ZenPundit has underscored a crucial factor in the evolution of the "xGW" model: how does one discriminate between 4GW (culture-based asymmetrical warfare focused on the "rage of the people") and 5GW (perception-based warfare focused on the context of conflict)?
Recent posts here at D5GW (in particular ARHerring's "Left of Boom/Right of Boom" analysis of kinetics in xGW, and Curtis's "X vs. X" follow-up) describe interrelationship of the various "generations" -- key to any theoretical framework.
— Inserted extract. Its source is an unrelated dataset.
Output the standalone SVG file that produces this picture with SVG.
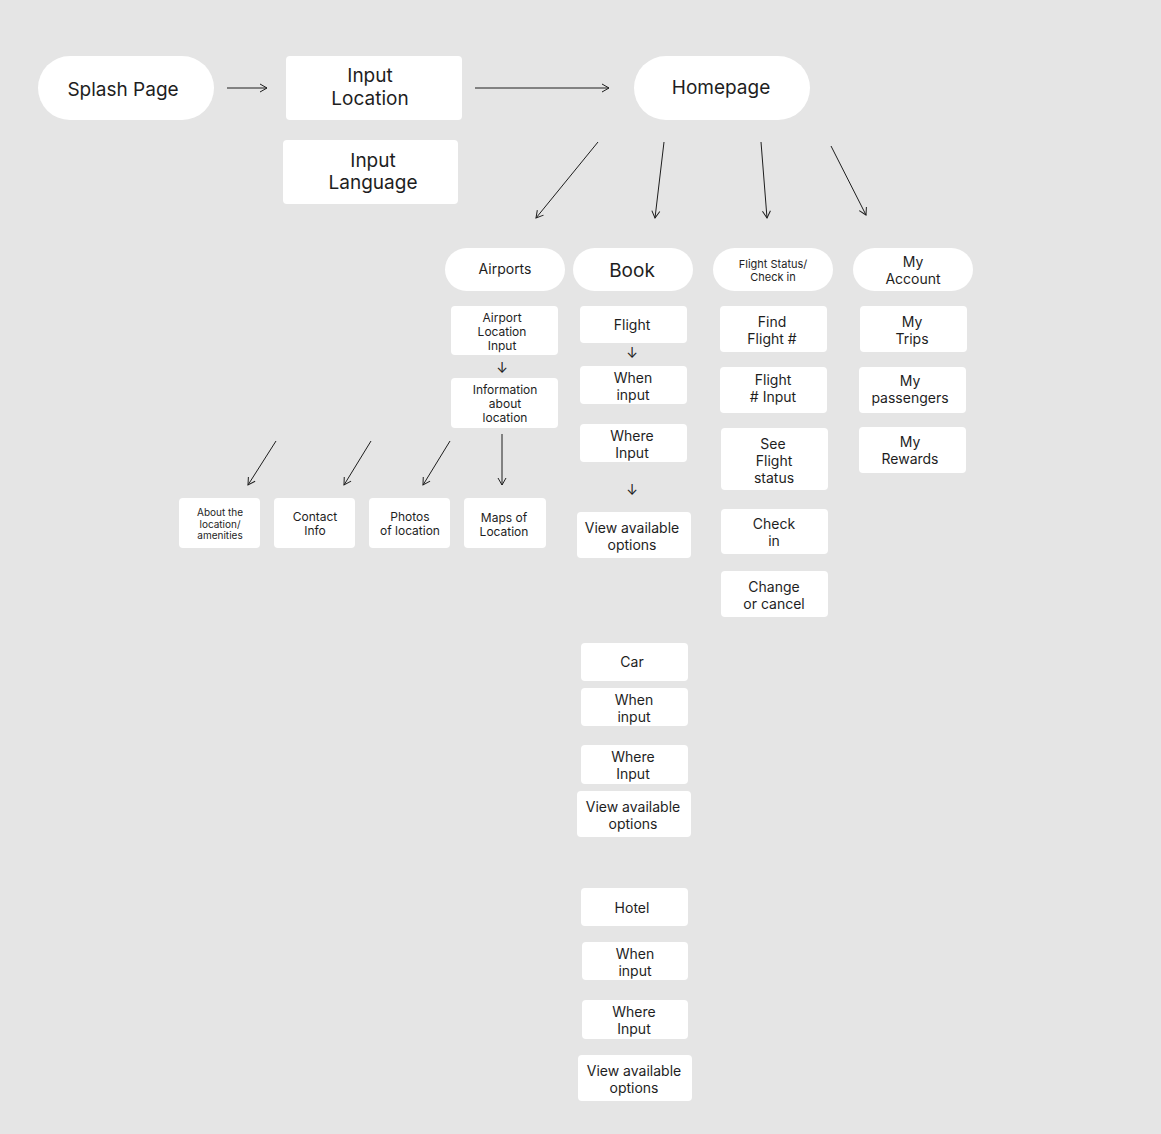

I'd like to add another element to the foundation: the Clausewitzian "Trinity" (developed in Book II of Karl von Clausewitz's magnum opus, On War). Clausewitz, in developing his famous assertion that "war is a continuation of politics by other means," describes three core elements of any campaign:
- Rationality (of the state)
- Probability (in military command)
- Rage (of the population)
Much of the "Cold War" ethos of warfighting was vested in the first premise: the rationality of the state (q.v., "Mutually Assured Destruction" doctrine in nuclear warfare). Similarly, insurgencies like the U.S. faced in Vietnam forty years ago -- and in Iraq today -- are driven by the third premise: the rage of the people.
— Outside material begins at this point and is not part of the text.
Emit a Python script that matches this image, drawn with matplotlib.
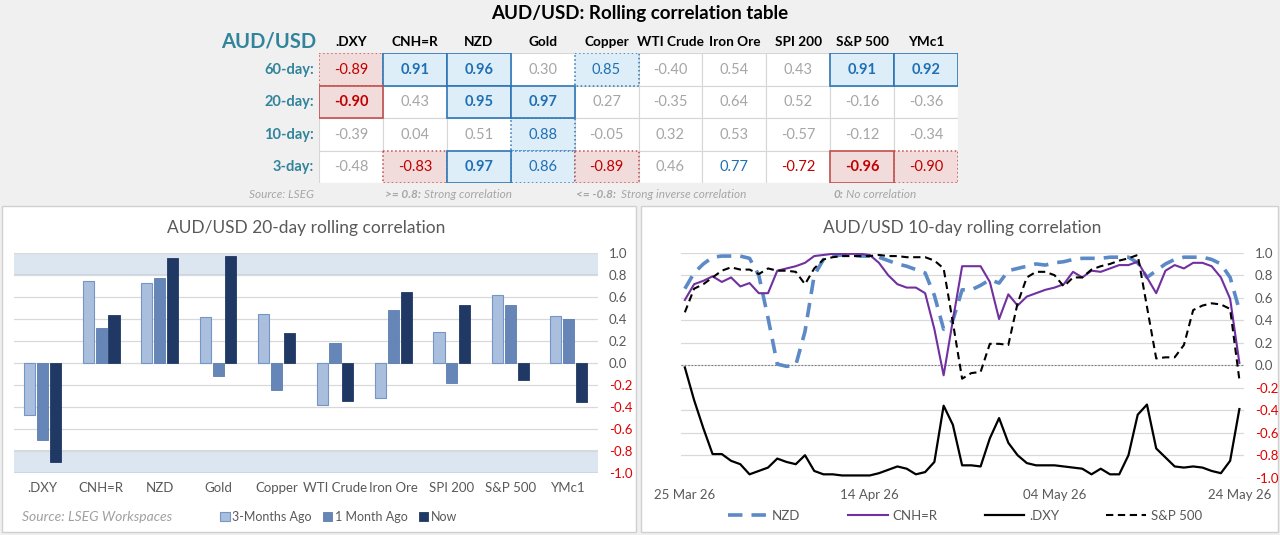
import matplotlib
matplotlib.use('Agg')
import matplotlib.pyplot as plt
from matplotlib.patches import Rectangle
import pandas as pd

plt.rcParams['font.family'] = ['Lato', 'DejaVu Sans']

# Correlation table
columns = ['.DXY', 'CNH=R', 'NZD', 'Gold', 'Copper', 'WTI Crude', 'Iron Ore', 'SPI 200', 'S&P 500', 'YMc1']
windows = ['60-day:', '20-day:', '10-day:', '3-day:']
corr_60d = [-0.89, 0.91, 0.96, 0.30, 0.85, -0.40, 0.54, 0.43, 0.91, 0.92]
corr_20d = [-0.90, 0.43, 0.95, 0.97, 0.27, -0.35, 0.64, 0.52, -0.16, -0.36]
corr_10d = [-0.39, 0.04, 0.51, 0.88, -0.05, 0.32, 0.53, -0.57, -0.12, -0.34]
corr_3d = [-0.48, -0.83, 0.97, 0.86, -0.89, 0.46, 0.77, -0.72, -0.96, -0.898]

# 20-day bars
bar_3m = [-0.48, 0.74, 0.72, 0.41, 0.44, -0.39, -0.32, 0.28, 0.61, 0.42]
bar_1m = [-0.70, 0.31, 0.77, -0.12, -0.25, 0.18, 0.48, -0.19, 0.52, 0.40]
bar_now = corr_20d

# 10-day rolling lines, daily
start_date, end_date = '2026-03-25', '2026-05-24'
nzd = [0.68, 0.82, 0.90, 0.96, 0.97, 0.97, 0.97, 0.95, 0.80, 0.42,
       0.01, -0.01, 0.00, 0.30, 0.80, 0.94, 0.97, 0.98, 0.98, 0.97,
       0.97, 0.96, 0.93, 0.90, 0.88, 0.85, 0.82, 0.62, 0.32, 0.40,
       0.67, 0.67, 0.71, 0.76, 0.73, 0.84, 0.86, 0.88, 0.90, 0.89,
       0.91, 0.92, 0.94, 0.95, 0.95, 0.95, 0.96, 0.96, 0.96, 0.91,
       0.78, 0.84, 0.90, 0.94, 0.96, 0.96, 0.96, 0.94, 0.90, 0.78, 0.49]
cnh = [0.58, 0.72, 0.75, 0.79, 0.74, 0.78, 0.70, 0.73, 0.64, 0.64,
       0.84, 0.86, 0.88, 0.91, 0.97, 0.98, 0.99, 0.99, 0.99, 0.99,
       0.98, 0.91, 0.80, 0.72, 0.69, 0.69, 0.64, 0.32, -0.09, 0.40,
       0.88, 0.88, 0.88, 0.74, 0.41, 0.63, 0.53, 0.61, 0.64, 0.67,
       0.69, 0.72, 0.83, 0.78, 0.84, 0.83, 0.86, 0.89, 0.89, 0.92,
       0.78, 0.64, 0.84, 0.89, 0.86, 0.91, 0.91, 0.88, 0.78, 0.59, 0.02]
dxy = [-0.02, -0.31, -0.56, -0.79, -0.79, -0.85, -0.88, -0.97, -0.94, -0.91,
       -0.83, -0.86, -0.88, -0.80, -0.94, -0.97, -0.97, -0.98, -0.98, -0.98,
       -0.98, -0.96, -0.93, -0.90, -0.92, -0.97, -0.95, -0.86, -0.36, -0.53,
       -0.89, -0.89, -0.90, -0.65, -0.47, -0.69, -0.80, -0.87, -0.89, -0.89,
       -0.89, -0.90, -0.91, -0.92, -0.97, -0.92, -0.97, -0.97, -0.80, -0.44,
       -0.35, -0.74, -0.82, -0.90, -0.91, -0.90, -0.91, -0.94, -0.96, -0.85, -0.39]
spx = [0.47, 0.68, 0.72, 0.78, 0.84, 0.87, 0.85, 0.85, 0.81, 0.86,
       0.84, 0.84, 0.83, 0.72, 0.86, 0.94, 0.96, 0.97, 0.97, 0.97,
       0.97, 0.98, 0.97, 0.97, 0.96, 0.96, 0.96, 0.93, 0.86, 0.38,
       -0.12, -0.07, -0.06, 0.19, 0.19, 0.18, 0.55, 0.78, 0.83, 0.83,
       0.80, 0.70, 0.78, 0.78, 0.85, 0.88, 0.90, 0.93, 0.95, 0.98,
       0.52, 0.06, 0.07, 0.07, 0.18, 0.49, 0.53, 0.55, 0.54, 0.50, -0.13]

W, H = 1280, 535
fig = plt.figure(figsize=(12.8, 5.35), dpi=100, facecolor='#f0f0f0')


def fx(px):
    return px / W


def fy(py):
    return 1 - py / H


GREY_TXT = '#595959'
TEAL = '#31849b'
BLUE_TXT = '#1f6fb5'
RED_TXT = '#c00000'

# white panels for the two charts
for x0, x1 in [(2, 636), (641, 1278)]:
    fig.patches.append(Rectangle((fx(x0), fy(532)), fx(x1 - x0), (532 - 206) / H,
                                 transform=fig.transFigure, facecolor='white',
                                 edgecolor='#d0d0d0', lw=1, zorder=-5))

# ---------------- table ----------------
fig.text(0.5, fy(14), 'AUD/USD: Rolling correlation table', ha='center', va='center',
         fontsize=13.5, fontweight='bold', color='black')

tab = fig.add_axes([fx(319), fy(183), fx(639), (183 - 53) / H])
tab.set_xlim(0, len(columns))
tab.set_ylim(len(windows), 0)
tab.axis('off')

rows = [corr_60d, corr_20d, corr_10d, corr_3d]
for r, vals in enumerate(rows):
    for c, v in enumerate(vals):
        tab.add_patch(Rectangle((c, r), 1, 1, facecolor='white', edgecolor='#d6d6d6', lw=0.8, zorder=1))

for r, vals in enumerate(rows):
    for c, v in enumerate(vals):
        a = abs(v)
        weight = 'normal'
        if a >= 0.8:
            pos = v > 0
            fill = '#ddeef8' if pos else '#f2dcdb'
            edge = '#2e75b6' if pos else '#c0504d'
            ls = '-' if a >= 0.9 else ':'
            lw = 1.2 if a >= 0.9 else 1.1
            col = BLUE_TXT if pos else RED_TXT
            if a >= 0.9:
                weight = 'bold'
            tab.add_patch(Rectangle((c, r), 1, 1, facecolor=fill, edgecolor=edge,
                                    lw=lw, ls=ls, zorder=3 if ls == '-' else 2))
        elif a >= 0.7:
            col = BLUE_TXT if v > 0 else RED_TXT
        else:
            col = '#a6a6a6'
        tab.text(c + 0.5, r + 0.52, f'{v:.2f}', ha='center', va='center', fontsize=10.5,
                 color=col, fontweight=weight, zorder=4)

for c, name in enumerate(columns):
    tab.text(c + 0.5, -0.33, name, ha='center', va='center', fontsize=9.8,
             fontweight='bold', color='black', clip_on=False)
for r, name in enumerate(windows):
    tab.text(-0.08, r + 0.52, name, ha='right', va='center', fontsize=10.5,
             fontweight='bold', color=TEAL, clip_on=False)
tab.text(-0.05, -0.36, 'AUD/USD', ha='right', va='center', fontsize=14.5,
         fontweight='bold', color=TEAL, clip_on=False)

note_y = fy(195)
fig.text(fx(249), note_y, 'Source: LSEG', fontsize=8.5, style='italic', color='#a6a6a6', va='center')
fig.text(fx(385), note_y, '>= 0.8:', fontsize=8.5, style='italic', fontweight='bold', color='#a6a6a6', va='center')
fig.text(fx(424), note_y, 'Strong correlation', fontsize=8.5, style='italic', color='#a6a6a6', va='center')
fig.text(fx(576), note_y, '<= -0.8:', fontsize=8.5, style='italic', fontweight='bold', color='#a6a6a6', va='center')
fig.text(fx(621), note_y, 'Strong inverse correlation', fontsize=8.5, style='italic', color='#a6a6a6', va='center')
fig.text(fx(833), note_y, '0:', fontsize=8.5, style='italic', fontweight='bold', color='#a6a6a6', va='center')
fig.text(fx(846), note_y, 'No correlation', fontsize=8.5, style='italic', color='#a6a6a6', va='center')


def style_axis(ax):
    for s in ax.spines.values():
        s.set_visible(False)
    ax.set_ylim(-1, 1)
    ax.set_yticks([i / 10 for i in range(-10, 11, 2)])
    ax.yaxis.tick_right()
    ax.tick_params(axis='both', length=0, labelsize=9.5, colors=GREY_TXT)
    ax.tick_params(axis='y', pad=8)
    ax.set_yticklabels([f'{t:.1f}' for t in ax.get_yticks()])
    for lab, t in zip(ax.get_yticklabels(), ax.get_yticks()):
        if t < -0.01:
            lab.set_color('#e00000')
    ax.grid(axis='y', color='#d9d9d9', lw=0.9)
    ax.set_axisbelow(True)
    ax.set_facecolor('none')


# ---------------- bar chart ----------------
bx = fig.add_axes([fx(13.5), fy(472.5), fx(584.5), (472.5 - 252.5) / H])
style_axis(bx)
bx.axhspan(0.8, 1.0, facecolor='#dce6f1', edgecolor='none', zorder=0)
bx.axhspan(-1.0, -0.8, facecolor='#dce6f1', edgecolor='none', zorder=0)
for yv in [1.0, 0.8, -0.8, -1.0]:
    bx.axhline(yv, color='#c6d5e8', lw=1.2, zorder=0.5)
xs = list(range(len(columns)))
bw = 0.19
b1 = bx.bar([x - 0.22 for x in xs], bar_3m, bw, color='#a9bfdd', edgecolor='#7595c6', lw=0.8, label='3-Months Ago', zorder=2)
b2 = bx.bar(xs, bar_1m, bw, color='#6686b8', edgecolor='#5b7cb0', lw=0.6, label='1 Month Ago', zorder=2)
b3 = bx.bar([x + 0.22 for x in xs], bar_now, bw, color='#1f3864', edgecolor='#1f3864', lw=0.6, label='Now', zorder=2)
bx.set_xlim(-0.5, len(columns) - 0.5)
bx.set_xticks(xs)
bx.set_xticklabels(columns, fontsize=9.5)
bx.tick_params(axis='x', pad=7)
bx.set_title('AUD/USD 20-day rolling correlation', fontsize=12.5, color=GREY_TXT, pad=14)

fig.text(fx(22), fy(517), 'Source: LSEG Workspaces', fontsize=10, style='italic', color='#a0a0a0', va='center')
fig.legend(handles=[b1, b2, b3], loc='center left', bbox_to_anchor=(fx(209), fy(517)), ncol=3,
           frameon=False, fontsize=9, handlelength=0.75, handleheight=0.75, handletextpad=0.2,
           columnspacing=0.9, labelcolor=GREY_TXT)

# ---------------- line chart ----------------
dates = pd.date_range(start_date, end_date, freq='D')
lx = fig.add_axes([fx(681), fy(477.7), fx(1244 - 681), (477.7 - 252.7) / H])
style_axis(lx)
lx.axhline(0, color='#7f7f7f', lw=0.8, ls=(0, (1.5, 1.5)), zorder=1)
l1, = lx.plot(dates, nzd, color='#5b8ac6', lw=2.6, ls=(0, (4, 2.5)), label='NZD', zorder=3)
l2, = lx.plot(dates, cnh, color='#7030a0', lw=1.5, label='CNH=R', zorder=4)
l3, = lx.plot(dates, dxy, color='black', lw=1.6, label='.DXY', zorder=4)
l4, = lx.plot(dates, spx, color='black', lw=1.5, ls=(0, (3.5, 2.2)), label='S&P 500', zorder=5)
lx.set_xlim(dates[0] - pd.Timedelta(hours=10), dates[-1] + pd.Timedelta(hours=12))
lx.set_xticks(dates[::20])
lx.set_xticklabels([d.strftime('%d %b %y') for d in dates[::20]], fontsize=9.5)
lx.tick_params(axis='x', pad=8)
lx.set_title('AUD/USD 10-day rolling correlation', fontsize=12.5, color=GREY_TXT, pad=14)

fig.legend(handles=[l1, l2, l3, l4], loc='center left', bbox_to_anchor=(fx(716), fy(516)), ncol=4,
           frameon=False, fontsize=9.5, handlelength=3.0, handletextpad=0.35,
           columnspacing=3.6, labelcolor=GREY_TXT)

fig.savefig('out.png', dpi=100, facecolor=fig.get_facecolor())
Could 5th Generation Warfare (where perception and context are key) be described as a fusion of popular rage with political rationality, where the very idea of "conflict" is altered in order to create conditions favorable to the 5th Generation warrior? Such a feat would logically factor the second premise (the probabilistic calculus of the military commander) out of the equation -- or at least reduce its relevance in the larger battle of ideas.